SRRegressor = @load SRRegressor pkg=SymbolicRegression

Do model = SRRegressor() to construct an instance with default hyper-parameters. Provide keyword arguments to override hyper-parameter defaults, as in SRRegressor(binary_operators=...).

Single-target Symbolic Regression regressor (SRRegressor) searches for symbolic expressions that predict a single target variable from a set of input variables. All data is assumed to be Continuous. The search is performed using an evolutionary algorithm. This algorithm is described in the paper https://arxiv.org/abs/2305.01582.

Training data

In MLJ or MLJBase, bind an instance model to data with

mach = machine(model, X, y)

OR

mach = machine(model, X, y, w)

Here:

  • X is any table of input features (eg, a DataFrame) whose columns are of scitype Continuous; check column scitypes with schema(X).
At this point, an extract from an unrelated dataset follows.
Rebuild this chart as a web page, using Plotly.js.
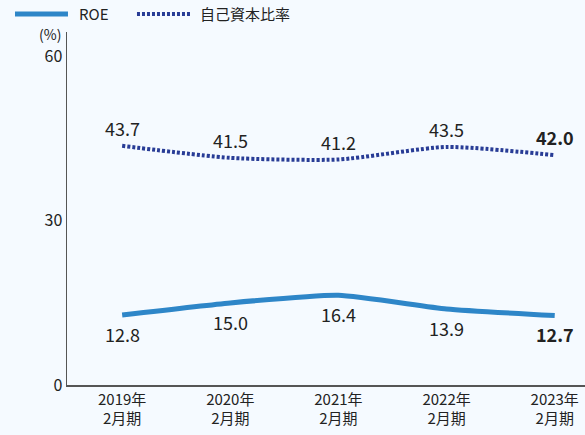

Variable names in discovered expressions will be taken from the column names of X, if available. Units in columns of X (use DynamicQuantities for units) will trigger dimensional analysis to be used.
  • y is the target, which can be any AbstractVector whose element scitype is Continuous; check the scitype with scitype(y). Units in y (use DynamicQuantities for units) will trigger dimensional analysis to be used.
  • w is the observation weights which can either be nothing (default) or an AbstractVector whoose element scitype is Count or Continuous.

Train the machine using fit!(mach), inspect the discovered expressions with report(mach), and predict on new data with predict(mach, Xnew). Note that unlike other regressors, symbolic regression stores a list of trained models. The model chosen from this list is defined by the function selection_method keyword argument, which by default balances accuracy and complexity. You can override this at prediction time by passing a named tuple with keys data and idx.

Hyper-parameters

  • binary_operators: Vector of binary operators (functions) to use. Each operator should be defined for two input scalars, and one output scalar. All operators need to be defined over the entire real line (excluding infinity - these are stopped before they are input), or return NaN where not defined. For speed, define it so it takes two reals of the same type as input, and outputs the same type. For the SymbolicUtils simplification backend, you will need to define a generic method of the operator so it takes arbitrary types.

  • unary_operators: Same, but for unary operators (one input scalar, gives an output scalar).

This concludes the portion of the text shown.